• What you have to do: Take the line containing "Reproduce this chart with D3.js." as the first line and the line containing "const y = d3.scaleLinear().domain([0,10]).range([522,14]);" as the last, and output that span verbatim without any images.
** Start Available records **
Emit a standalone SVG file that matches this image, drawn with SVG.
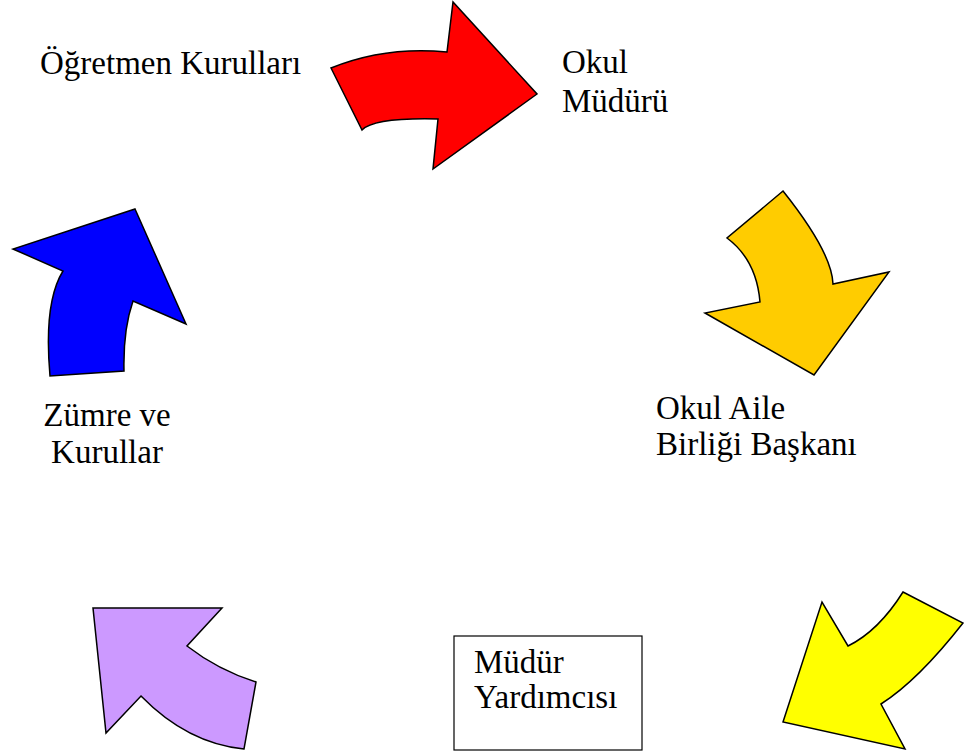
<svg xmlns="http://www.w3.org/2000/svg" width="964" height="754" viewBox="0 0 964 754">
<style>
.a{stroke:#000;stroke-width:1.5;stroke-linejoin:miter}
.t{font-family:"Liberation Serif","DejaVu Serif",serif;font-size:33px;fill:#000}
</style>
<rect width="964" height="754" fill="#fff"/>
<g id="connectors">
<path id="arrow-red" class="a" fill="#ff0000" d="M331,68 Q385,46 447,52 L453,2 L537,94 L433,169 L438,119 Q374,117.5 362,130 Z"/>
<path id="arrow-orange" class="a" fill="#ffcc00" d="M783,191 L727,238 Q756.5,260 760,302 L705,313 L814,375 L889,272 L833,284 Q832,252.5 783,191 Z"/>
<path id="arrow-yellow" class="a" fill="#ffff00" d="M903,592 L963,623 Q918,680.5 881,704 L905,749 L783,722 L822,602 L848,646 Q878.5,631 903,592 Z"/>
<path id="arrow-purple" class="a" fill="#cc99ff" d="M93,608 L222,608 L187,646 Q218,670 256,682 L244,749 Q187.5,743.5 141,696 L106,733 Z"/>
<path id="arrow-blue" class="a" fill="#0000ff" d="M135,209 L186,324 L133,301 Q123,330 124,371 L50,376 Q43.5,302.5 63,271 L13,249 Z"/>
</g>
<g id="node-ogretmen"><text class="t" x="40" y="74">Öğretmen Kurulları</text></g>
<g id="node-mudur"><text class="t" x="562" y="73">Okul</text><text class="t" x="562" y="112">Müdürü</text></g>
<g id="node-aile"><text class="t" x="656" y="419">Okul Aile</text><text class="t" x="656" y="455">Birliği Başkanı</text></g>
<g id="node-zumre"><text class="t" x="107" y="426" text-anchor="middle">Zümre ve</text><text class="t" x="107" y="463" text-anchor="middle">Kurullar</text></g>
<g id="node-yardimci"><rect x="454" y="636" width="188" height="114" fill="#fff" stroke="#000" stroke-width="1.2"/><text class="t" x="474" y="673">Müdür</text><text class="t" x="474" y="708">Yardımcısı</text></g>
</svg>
** End Available records **
** Start Available records **
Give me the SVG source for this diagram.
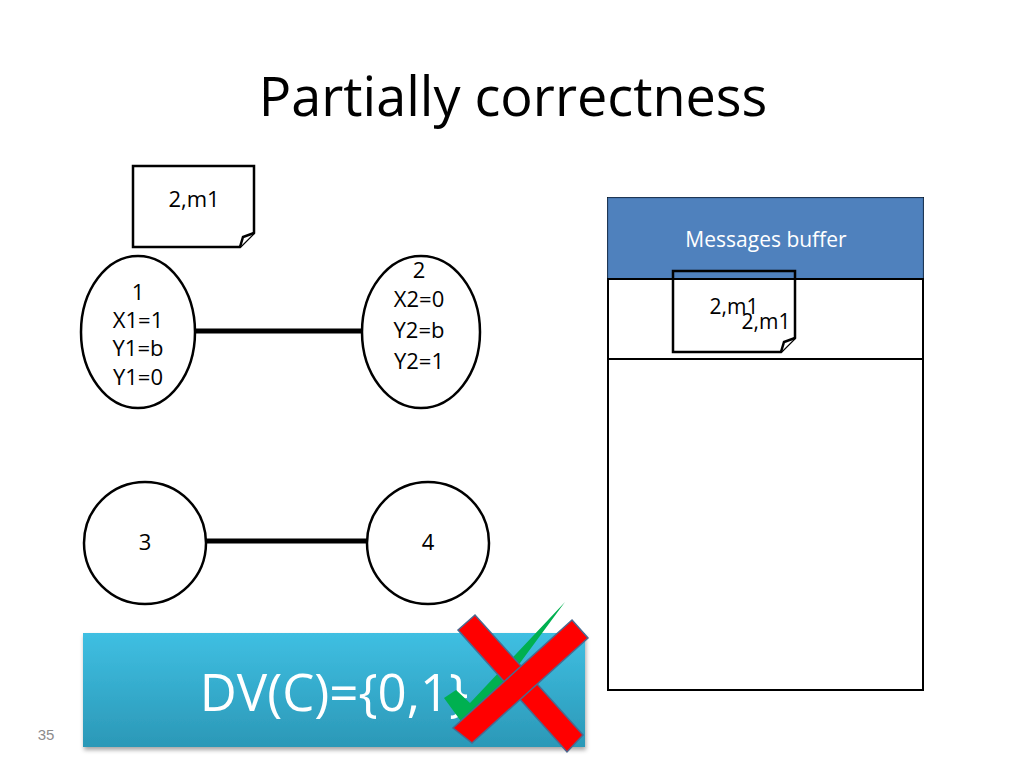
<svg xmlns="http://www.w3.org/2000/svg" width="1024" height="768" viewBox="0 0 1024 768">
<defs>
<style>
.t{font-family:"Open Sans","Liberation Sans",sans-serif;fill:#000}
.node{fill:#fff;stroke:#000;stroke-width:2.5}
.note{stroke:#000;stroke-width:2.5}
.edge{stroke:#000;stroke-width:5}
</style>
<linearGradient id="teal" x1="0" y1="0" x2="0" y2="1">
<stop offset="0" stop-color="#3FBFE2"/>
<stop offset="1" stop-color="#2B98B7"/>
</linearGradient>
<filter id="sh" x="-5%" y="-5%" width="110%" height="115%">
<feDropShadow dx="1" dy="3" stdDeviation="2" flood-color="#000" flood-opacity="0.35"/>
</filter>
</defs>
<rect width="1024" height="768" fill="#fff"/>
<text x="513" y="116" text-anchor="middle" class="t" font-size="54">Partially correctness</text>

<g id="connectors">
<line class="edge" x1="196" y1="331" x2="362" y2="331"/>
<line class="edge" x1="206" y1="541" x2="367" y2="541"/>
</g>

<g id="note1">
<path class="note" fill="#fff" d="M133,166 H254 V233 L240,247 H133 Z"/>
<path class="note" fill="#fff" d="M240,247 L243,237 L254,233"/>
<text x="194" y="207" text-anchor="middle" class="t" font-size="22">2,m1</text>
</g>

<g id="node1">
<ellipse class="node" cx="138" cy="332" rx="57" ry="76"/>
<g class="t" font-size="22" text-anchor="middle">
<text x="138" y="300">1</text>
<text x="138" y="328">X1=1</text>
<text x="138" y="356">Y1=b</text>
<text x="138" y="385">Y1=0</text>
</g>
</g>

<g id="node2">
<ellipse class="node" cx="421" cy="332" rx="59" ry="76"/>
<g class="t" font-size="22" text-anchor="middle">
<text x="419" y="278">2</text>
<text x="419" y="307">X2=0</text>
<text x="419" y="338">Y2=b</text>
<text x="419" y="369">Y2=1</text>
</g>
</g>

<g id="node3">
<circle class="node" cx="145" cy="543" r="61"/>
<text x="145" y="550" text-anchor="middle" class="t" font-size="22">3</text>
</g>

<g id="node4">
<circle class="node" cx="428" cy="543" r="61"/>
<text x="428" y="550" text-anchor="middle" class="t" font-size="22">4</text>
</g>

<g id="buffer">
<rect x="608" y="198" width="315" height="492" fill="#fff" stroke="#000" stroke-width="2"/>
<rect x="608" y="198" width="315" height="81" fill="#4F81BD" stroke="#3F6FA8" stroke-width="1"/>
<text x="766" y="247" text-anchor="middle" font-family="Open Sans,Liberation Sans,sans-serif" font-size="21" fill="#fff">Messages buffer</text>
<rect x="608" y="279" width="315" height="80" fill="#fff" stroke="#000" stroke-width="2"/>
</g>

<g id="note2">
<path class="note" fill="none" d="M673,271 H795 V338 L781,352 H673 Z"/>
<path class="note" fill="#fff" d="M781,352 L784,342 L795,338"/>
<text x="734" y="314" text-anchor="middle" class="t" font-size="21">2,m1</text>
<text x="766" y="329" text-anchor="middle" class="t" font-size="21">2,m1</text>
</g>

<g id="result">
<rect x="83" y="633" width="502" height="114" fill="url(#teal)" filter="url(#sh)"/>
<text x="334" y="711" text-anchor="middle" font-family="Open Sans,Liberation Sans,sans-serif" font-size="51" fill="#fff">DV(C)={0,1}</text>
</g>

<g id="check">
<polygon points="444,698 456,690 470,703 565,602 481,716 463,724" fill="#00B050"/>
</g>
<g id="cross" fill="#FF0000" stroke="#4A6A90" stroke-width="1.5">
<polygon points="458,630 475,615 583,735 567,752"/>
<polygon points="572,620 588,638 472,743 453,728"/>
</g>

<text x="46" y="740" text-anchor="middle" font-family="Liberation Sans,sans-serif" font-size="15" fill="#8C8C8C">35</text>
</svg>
** End Available records **
** Start Available records **
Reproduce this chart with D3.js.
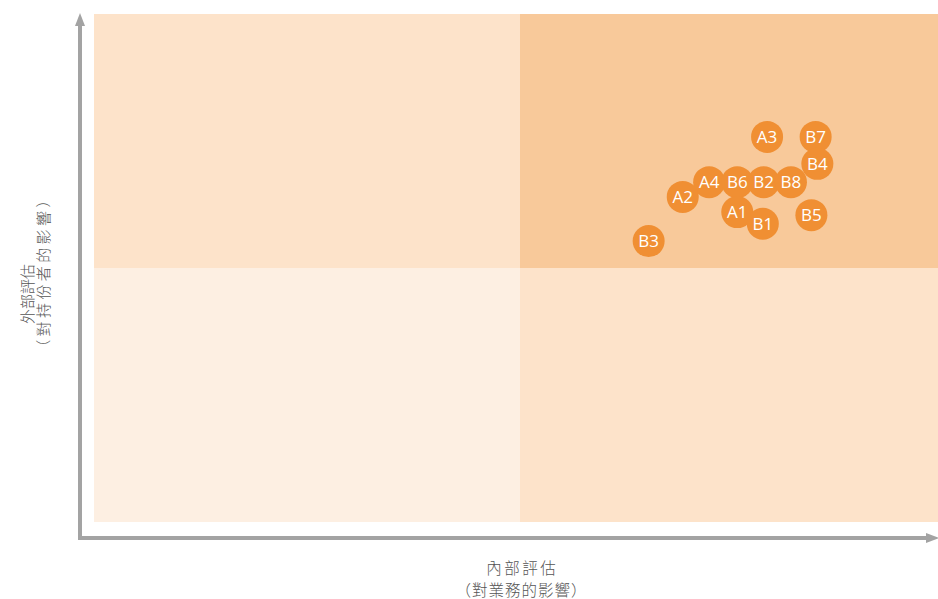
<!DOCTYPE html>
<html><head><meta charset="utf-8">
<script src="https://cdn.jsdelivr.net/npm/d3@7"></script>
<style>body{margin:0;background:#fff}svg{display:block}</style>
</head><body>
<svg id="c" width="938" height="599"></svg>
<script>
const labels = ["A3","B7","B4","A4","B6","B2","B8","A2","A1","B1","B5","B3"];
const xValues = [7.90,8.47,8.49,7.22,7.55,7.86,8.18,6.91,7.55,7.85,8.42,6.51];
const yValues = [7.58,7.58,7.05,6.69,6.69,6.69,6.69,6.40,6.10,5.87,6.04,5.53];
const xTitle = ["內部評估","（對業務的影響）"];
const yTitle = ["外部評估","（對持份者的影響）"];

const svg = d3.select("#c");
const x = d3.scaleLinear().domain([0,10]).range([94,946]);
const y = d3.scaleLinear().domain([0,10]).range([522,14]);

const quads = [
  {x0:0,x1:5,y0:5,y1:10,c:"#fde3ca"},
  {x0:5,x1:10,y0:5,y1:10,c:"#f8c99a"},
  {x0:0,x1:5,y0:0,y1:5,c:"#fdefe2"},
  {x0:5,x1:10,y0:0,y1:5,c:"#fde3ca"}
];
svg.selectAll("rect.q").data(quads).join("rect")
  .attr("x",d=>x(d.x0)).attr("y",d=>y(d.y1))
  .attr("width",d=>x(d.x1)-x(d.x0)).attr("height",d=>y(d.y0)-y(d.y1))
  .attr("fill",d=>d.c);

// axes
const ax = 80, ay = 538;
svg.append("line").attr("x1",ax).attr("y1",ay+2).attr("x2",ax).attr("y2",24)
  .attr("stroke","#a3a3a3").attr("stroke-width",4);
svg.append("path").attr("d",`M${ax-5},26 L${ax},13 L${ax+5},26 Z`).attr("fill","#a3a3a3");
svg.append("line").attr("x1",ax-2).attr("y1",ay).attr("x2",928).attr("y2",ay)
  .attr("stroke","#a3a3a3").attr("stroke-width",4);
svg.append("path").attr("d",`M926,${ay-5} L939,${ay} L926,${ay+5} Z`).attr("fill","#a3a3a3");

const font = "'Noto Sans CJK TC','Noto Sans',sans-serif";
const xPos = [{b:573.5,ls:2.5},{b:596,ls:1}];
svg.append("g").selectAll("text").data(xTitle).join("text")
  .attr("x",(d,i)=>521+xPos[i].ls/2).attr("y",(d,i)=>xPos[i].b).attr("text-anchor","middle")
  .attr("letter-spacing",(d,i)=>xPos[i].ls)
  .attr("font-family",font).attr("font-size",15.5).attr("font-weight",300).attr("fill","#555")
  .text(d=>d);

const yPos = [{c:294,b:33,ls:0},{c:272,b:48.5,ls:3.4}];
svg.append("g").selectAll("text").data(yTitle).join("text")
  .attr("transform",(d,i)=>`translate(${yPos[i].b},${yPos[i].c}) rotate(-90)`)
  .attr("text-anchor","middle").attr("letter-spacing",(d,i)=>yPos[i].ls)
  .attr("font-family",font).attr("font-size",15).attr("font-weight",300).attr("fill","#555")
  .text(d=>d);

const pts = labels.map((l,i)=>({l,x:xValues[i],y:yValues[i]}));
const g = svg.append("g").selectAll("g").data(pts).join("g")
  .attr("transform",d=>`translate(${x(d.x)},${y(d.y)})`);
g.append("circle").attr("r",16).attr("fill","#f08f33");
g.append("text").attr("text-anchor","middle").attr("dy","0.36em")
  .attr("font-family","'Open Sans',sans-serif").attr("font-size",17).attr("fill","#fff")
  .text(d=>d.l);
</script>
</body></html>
** End Available records **
• Reply to the exercise:
Reproduce this chart with D3.js.
<!DOCTYPE html>
<html><head><meta charset="utf-8">
<script src="https://cdn.jsdelivr.net/npm/d3@7"></script>
<style>body{margin:0;background:#fff}svg{display:block}</style>
</head><body>
<svg id="c" width="938" height="599"></svg>
<script>
const labels = ["A3","B7","B4","A4","B6","B2","B8","A2","A1","B1","B5","B3"];
const xValues = [7.90,8.47,8.49,7.22,7.55,7.86,8.18,6.91,7.55,7.85,8.42,6.51];
const yValues = [7.58,7.58,7.05,6.69,6.69,6.69,6.69,6.40,6.10,5.87,6.04,5.53];
const xTitle = ["內部評估","（對業務的影響）"];
const yTitle = ["外部評估","（對持份者的影響）"];

const svg = d3.select("#c");
const x = d3.scaleLinear().domain([0,10]).range([94,946]);
const y = d3.scaleLinear().domain([0,10]).range([522,14]);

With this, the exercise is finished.